-- AVAILABLE DATA start --
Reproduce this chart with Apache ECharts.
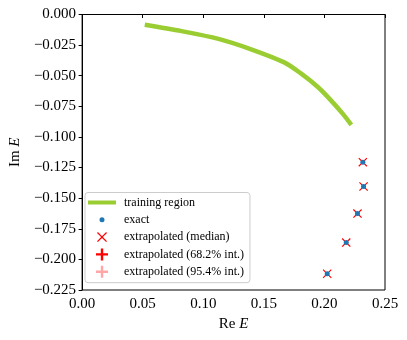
<!DOCTYPE html>
<html>
<head>
<meta charset="utf-8">
<script src="https://cdn.jsdelivr.net/npm/echarts@6/dist/echarts.min.js"></script>
<style>
  html, body { margin: 0; padding: 0; background: #fff; }
  #myChart { width: 407px; height: 340px; }
</style>
</head>
<body>
<div id="myChart"></div>
<script>
// training region curve (Re E, Im E)
const trainRe = [0.0517, 0.0822, 0.1125, 0.1395, 0.1668, 0.1800, 0.1941, 0.205, 0.2159, 0.2222];
const trainIm = [-0.0084, -0.0136, -0.0199, -0.0284, -0.0391, -0.0477, -0.0588, -0.0697, -0.082, -0.0902];

// resonance points
const exactRe = [0.2317, 0.2323, 0.2273, 0.218, 0.2023];
const exactIm = [-0.1206, -0.1405, -0.1626, -0.1863, -0.2117];
const medianRe = [0.2317, 0.2323, 0.2273, 0.218, 0.2023];
const medianIm = [-0.1206, -0.1405, -0.1626, -0.1863, -0.2117];

const xTicks = [0, 0.05, 0.1, 0.15, 0.2, 0.25];
const yTicks = [0, -0.025, -0.05, -0.075, -0.1, -0.125, -0.15, -0.175, -0.2, -0.225];

const zip = (a, b) => a.map((v, i) => [v, b[i]]);

const font = "Liberation Serif";
// legend icons (the leading M0,0 M.. points fix the icon box so small marks keep their size)
const lineIcon = "path://M0,0 M28,12 M0,4 H28 V8 H0 Z";
const dotIcon = "path://M0,0 M12,12 M3.5,6 A2.5,2.5 0 1 1 8.5,6 A2.5,2.5 0 1 1 3.5,6 Z";
const crossIcon = "path://M0,0 M12,12 M1,1.9 L1.9,1 L6,5.1 L10.1,1 L11,1.9 L6.9,6 L11,10.1 L10.1,11 L6,6.9 L1.9,11 L1,10.1 L5.1,6 Z";
const plusIcon = "path://M4.8,0 H7.2 V4.8 H12 V7.2 H7.2 V12 H4.8 V7.2 H0 V4.8 H4.8 Z";
// plot markers
const xMarker = "path://M0,0.9 L0.9,0 L5,4.1 L9.1,0 L10,0.9 L5.9,5 L10,9.1 L9.1,10 L5,5.9 L0.9,10 L0,9.1 L4.1,5 Z";
const plusMarker = "path://M4.3,0 H5.7 V4.3 H10 V5.7 H5.7 V10 H4.3 V5.7 H0 V4.3 H4.3 Z";

let myChart = echarts.init(document.getElementById("myChart"));
let option = {
  animation: false,
  grid: {
    left: 79.5, right: 22, top: 14.5, bottom: 50,
    show: true, borderColor: "#000", borderWidth: 1
  },
  xAxis: {
    type: "value",
    min: 0, max: 0.25, interval: 0.05,
    name: "Re {i|E}",
    nameLocation: "middle",
    nameGap: 24,
    nameTextStyle: { fontFamily: font, fontSize: 15, color: "#000",
      rich: { i: { fontFamily: font, fontSize: 15, fontStyle: "italic", color: "#000" } } },
    axisLine: { lineStyle: { color: "#000", width: 1 } },
    axisTick: { length: 3.5, lineStyle: { color: "#000" } },
    splitLine: { show: false },
    axisLabel: { margin: 7, color: "#000", fontFamily: font, fontSize: 15,
      formatter: v => v.toFixed(2) }
  },
  yAxis: {
    type: "value",
    min: -0.225, max: 0, interval: 0.025,
    name: "Im {i|E}",
    nameLocation: "middle",
    nameRotate: 90,
    nameGap: 53,
    nameTextStyle: { fontFamily: font, fontSize: 15, color: "#000",
      rich: { i: { fontFamily: font, fontSize: 15, fontStyle: "italic", color: "#000" } } },
    axisLine: { show: true, lineStyle: { color: "#000", width: 1 } },
    axisTick: { show: true, length: 3.5, lineStyle: { color: "#000" } },
    splitLine: { show: false },
    axisLabel: { margin: 6, color: "#000", fontFamily: font, fontSize: 15,
      formatter: v => (v < -1e-9 ? "\u2212" : "") + Math.abs(v).toFixed(3) }
  },
  legend: {
    orient: "vertical",
    left: 85, top: 192.5,
    itemWidth: 28, itemHeight: 12, itemGap: 5.3,
    padding: [4, 6, 5, 3],
    borderColor: "#cccccc", borderWidth: 1, borderRadius: 3,
    backgroundColor: "rgba(255,255,255,0.8)",
    textStyle: { fontFamily: font, fontSize: 12, color: "#000", padding: [0, 0, 0, 3] },
    data: [
      { name: "training region", icon: lineIcon },
      { name: "exact", icon: dotIcon },
      { name: "extrapolated (median)", icon: crossIcon },
      { name: "extrapolated (68.2% int.)", icon: plusIcon },
      { name: "extrapolated (95.4% int.)", icon: plusIcon }
    ]
  },
  series: [
    {
      name: "training region",
      type: "line",
      data: zip(trainRe, trainIm),
      smooth: 0.3,
      showSymbol: false,
      symbol: "none",
      lineStyle: { color: "#9acd32", width: 4.5 },
      itemStyle: { color: "#9acd32" }
    },
    {
      name: "exact",
      type: "scatter",
      data: zip(exactRe, exactIm),
      symbol: "circle",
      symbolSize: 5,
      itemStyle: { color: "#1f77b4", opacity: 1 },
      z: 5
    },
    {
      name: "extrapolated (median)",
      type: "scatter",
      data: zip(medianRe, medianIm),
      symbol: xMarker,
      symbolSize: 9,
      itemStyle: { color: "#ff0000", opacity: 1 },
      z: 3
    },
    {
      name: "extrapolated (68.2% int.)",
      type: "scatter",
      data: zip(medianRe, medianIm),
      symbol: plusMarker,
      symbolSize: 3,
      itemStyle: { color: "#ff0000", opacity: 1 },
      z: 4
    },
    {
      name: "extrapolated (95.4% int.)",
      type: "scatter",
      data: zip(medianRe, medianIm),
      symbol: plusMarker,
      symbolSize: 4,
      itemStyle: { color: "rgba(255,0,0,0.35)", opacity: 1 },
      z: 2
    }
  ]
};
myChart.setOption(option);
</script>
</body>
</html>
-- AVAILABLE DATA end --
WHAT IS REQUIRED: Your task is to restate word for word the lines from the top of the data to the line containing "const zip = (a, b)", both ends included, with every picture left out.

RESPONSE BELOW:
Reproduce this chart with Apache ECharts.
<!DOCTYPE html>
<html>
<head>
<meta charset="utf-8">
<script src="https://cdn.jsdelivr.net/npm/echarts@6/dist/echarts.min.js"></script>
<style>
  html, body { margin: 0; padding: 0; background: #fff; }
  #myChart { width: 407px; height: 340px; }
</style>
</head>
<body>
<div id="myChart"></div>
<script>
// training region curve (Re E, Im E)
const trainRe = [0.0517, 0.0822, 0.1125, 0.1395, 0.1668, 0.1800, 0.1941, 0.205, 0.2159, 0.2222];
const trainIm = [-0.0084, -0.0136, -0.0199, -0.0284, -0.0391, -0.0477, -0.0588, -0.0697, -0.082, -0.0902];

// resonance points
const exactRe = [0.2317, 0.2323, 0.2273, 0.218, 0.2023];
const exactIm = [-0.1206, -0.1405, -0.1626, -0.1863, -0.2117];
const medianRe = [0.2317, 0.2323, 0.2273, 0.218, 0.2023];
const medianIm = [-0.1206, -0.1405, -0.1626, -0.1863, -0.2117];

const xTicks = [0, 0.05, 0.1, 0.15, 0.2, 0.25];
const yTicks = [0, -0.025, -0.05, -0.075, -0.1, -0.125, -0.15, -0.175, -0.2, -0.225];

const zip = (a, b) => a.map((v, i) => [v, b[i]]);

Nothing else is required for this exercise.